Nor let us come up with any silly nonsensical notion that God the Father is guilty of some form of ‘cosmic child abuse’. Remember the Father and the Son are one, [John 10:30] and that Jesus was a willing sacrifice who, we are are told in Hebrews 12:2,

”for the joy that was set before him endured the cross, despising the shame,’

So the Bible is not first and foremost a book that tells us how to live. Yes the Bible does give us laws to live by and we should listen to those laws, but first and foremost the Bible is about Jesus – both Old and New Testament – and about what he has done to save us when we do not live as we should. We should not read the story of Abraham and Isaac and primarily take from it that we should be prepared to sacrifice what is most important to us for God. Rather we should see in this story how God sacrificed what was most important to Him to secure our forgiveness.

But can we be sure that God will really forgive us? Look at Genesis 22 v16. A second time the angel of the Lord calls from heaven and says:

‘By myself I have sworn, declares the Lord, because you have done this and have not withheld your son, your only son, I will surely bless you…

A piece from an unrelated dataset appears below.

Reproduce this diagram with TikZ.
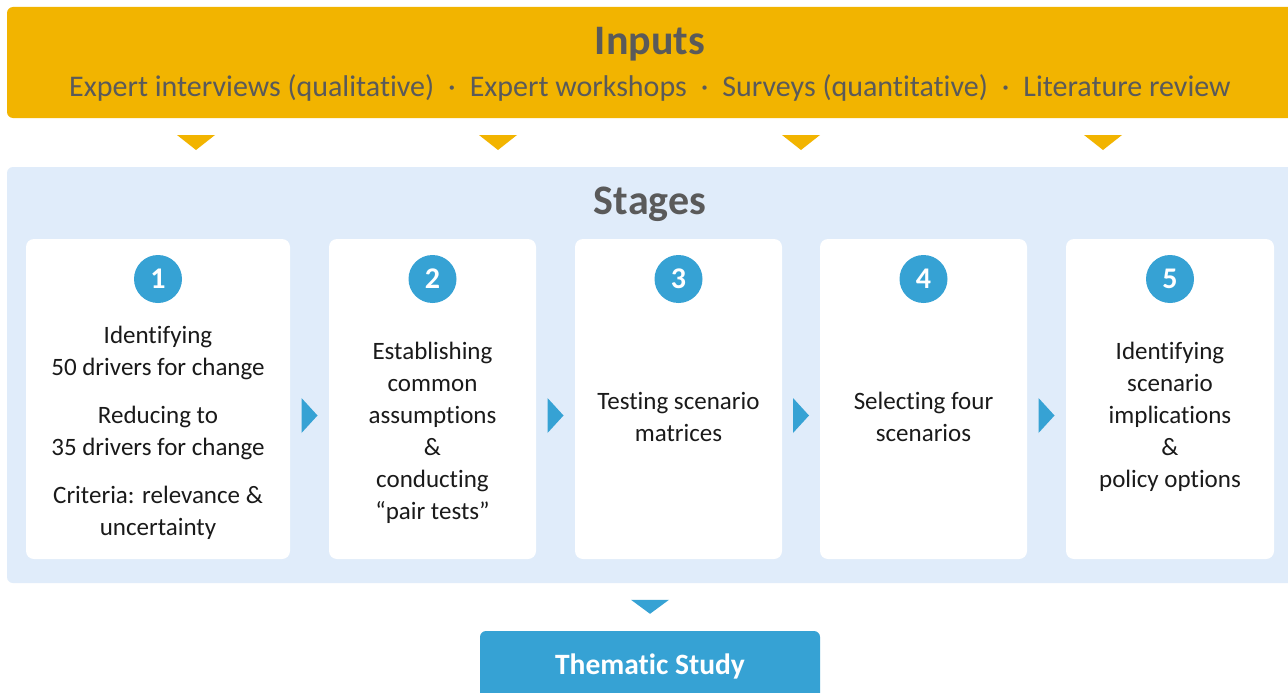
\documentclass[tikz,border=0pt]{standalone}
\usepackage{fontspec}
\setmainfont{Carlito}[Ligatures={NoCommon}]
\usetikzlibrary{positioning,calc}

\definecolor{inputyellow}{RGB}{242,180,0}
\definecolor{stagebg}{RGB}{224,236,250}
\definecolor{stepblue}{RGB}{54,162,212}
\definecolor{titlegray}{RGB}{90,90,90}
\definecolor{textblack}{RGB}{26,26,26}
\newcommand{\dotsep}{\hspace{14pt}·\hspace{14pt}}

\begin{document}
\begin{tikzpicture}[x=1pt, y=-1pt,
  band/.style={rounded corners=6pt, inner sep=0pt, minimum width=1300pt},
  bandtitle/.style={text=titlegray, font=\fontsize{42}{42}\selectfont\bfseries},
  stepbox/.style={fill=white, rounded corners=8pt, inner sep=0pt, minimum height=320pt},
  stepnum/.style={circle, fill=stepblue, inner sep=0pt, minimum size=48pt, text=white, font=\fontsize{30}{30}\selectfont\bfseries},
  steptext/.style={align=center, text=textblack, font=\fontsize{25}{32}\selectfont}]
\clip (0,0) rectangle (1288,693);
\fill[white] (0,0) rectangle (1288,693);

% inputs band
\node[band, fill=inputyellow, minimum height=111pt] (inputs) at (657,62.5) {};
\node[bandtitle] (inputstitle) at (650,44) {Inputs};
\node[text=titlegray, font=\fontsize{30}{30}\selectfont] (inputlist) at (650,88)
  {Expert interviews (qualitative)\dotsep Expert workshops\dotsep Surveys (quantitative)\dotsep Literature review};
\foreach \x in {196,498,801,1103}
  \fill[inputyellow] (\x-19,135) -- (\x+19,135) -- (\x,150) -- cycle;

% stages band
\node[band, fill=stagebg, minimum height=416pt] (stages) at (657,375) {};
\node[bandtitle] (stagestitle) at (650,204) {Stages};

\node[stepbox, minimum width=264pt] (s1) at (158,399) {};
\node[stepbox, minimum width=207pt] (s2) at (432.5,399) {};
\node[stepbox, minimum width=207pt] (s3) at (678.5,399) {};
\node[stepbox, minimum width=207pt] (s4) at (923.5,399) {};
\node[stepbox, minimum width=208pt] (s5) at (1170,399) {};

\node[stepnum, below=16pt of s1.north] (n1) {1};
\node[stepnum, below=16pt of s2.north] (n2) {2};
\node[stepnum, below=16pt of s3.north] (n3) {3};
\node[stepnum, below=16pt of s4.north] (n4) {4};
\node[stepnum, below=16pt of s5.north] (n5) {5};

\node[steptext] (t1) at (158,433) {Identifying\\50 drivers for change\\[16pt]Reducing to\\35 drivers for change\\[16pt]Criteria: relevance \&\\uncertainty};
\node[steptext] (t2) at (432.5,433) {Establishing\\common\\assumptions\\\&\\conducting\\“pair tests”};
\node[steptext] (t3) at (678.5,417) {Testing scenario\\matrices};
\node[steptext] (t4) at (923.5,417) {Selecting four\\scenarios};
\node[steptext] (t5) at (1170,417) {Identifying\\scenario\\implications\\\&\\policy options};

\foreach \a/\b in {s1/s2,s2/s3,s3/s4,s4/s5}
  \fill[stepblue] ($(\a.east)!0.5!(\b.west)+(-8,-1)$) -- ++(16,17.5) -- ++(-16,17.5) -- cycle;

% result
\node[fill=stepblue, rounded corners=6pt, minimum width=340pt, minimum height=70pt, inner sep=0pt,
  text=white, font=\fontsize{29.5}{29.5}\selectfont\bfseries] (study) at (650,666) {Thematic Study};
\fill[stepblue] ($(study.north)+(-19,-31)$) -- ++(38,0) -- ++(-19,14) -- cycle;
\end{tikzpicture}
\end{document}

And God goes on to confirm that he will keep his promises that he made to Abraham

‘…because you [Abraham] have obeyed my voice.’

Abraham’s obedience as it were secured God’s promises. Abraham’s obedience was an obedience that came from faith – an obedience that proved Abraham’s faith – a faith in those same promises of God.

Similarly Christ’s obedience secures all of God’s promises of blessing to us.

It is not our obedience that secures anything – it is Christ’s obedience that matters. In 2 Corinthians 1:20, Paul tell us,

‘For all the promises of God find their Yes in him. That is why it is through him that we utter our Amen to God for his glory.’

Because of Jesus – his perfect life, his death on a cross, and his resurrection on the third day – we can be certain that all the promises of God for us will be fulfilled.

And so we see in Genesis 22 both law and gospel. The law exposes our need for salvation and drives us to the cross. And there we find good news – a gospel that has the power to draw from us the obedience that comes from faith.

We must not trust in our devotion to God for salvation. Believe me, our devotion doesn’t come close to meriting God’s favour. Rather we must trust that it is what Jesus has done for us that justifies us before God.

So let’s rejoice that his perfect life is credited to us – providing us with the perfect righteousness we require to be acceptable before God, the righteousness that means He can look on us just as if we had always always obeyed.

‘For our sake he made him to be sin who knew no sin, so that in him we might become the righteousness of God’ [2 Corinthians 5:21]

And let’s rejoice that our sins were laid on Jesus and that his willing sacrificial death paid the penalty that is justly deserved for every sin we have ever committed – and will ever commit. A sacrifice that means that God can look on us just as if we had never sinned

Believe this good news today and we might just find we obey a little more than we have before. That would be the obedience that comes from faith.

Jesus is the hero of our salvation – not us It’s all about what he has done – not about what we do. Let’s have faith in Jesus – the one who has secured the promise that all who call on the name of the Lord will be saved.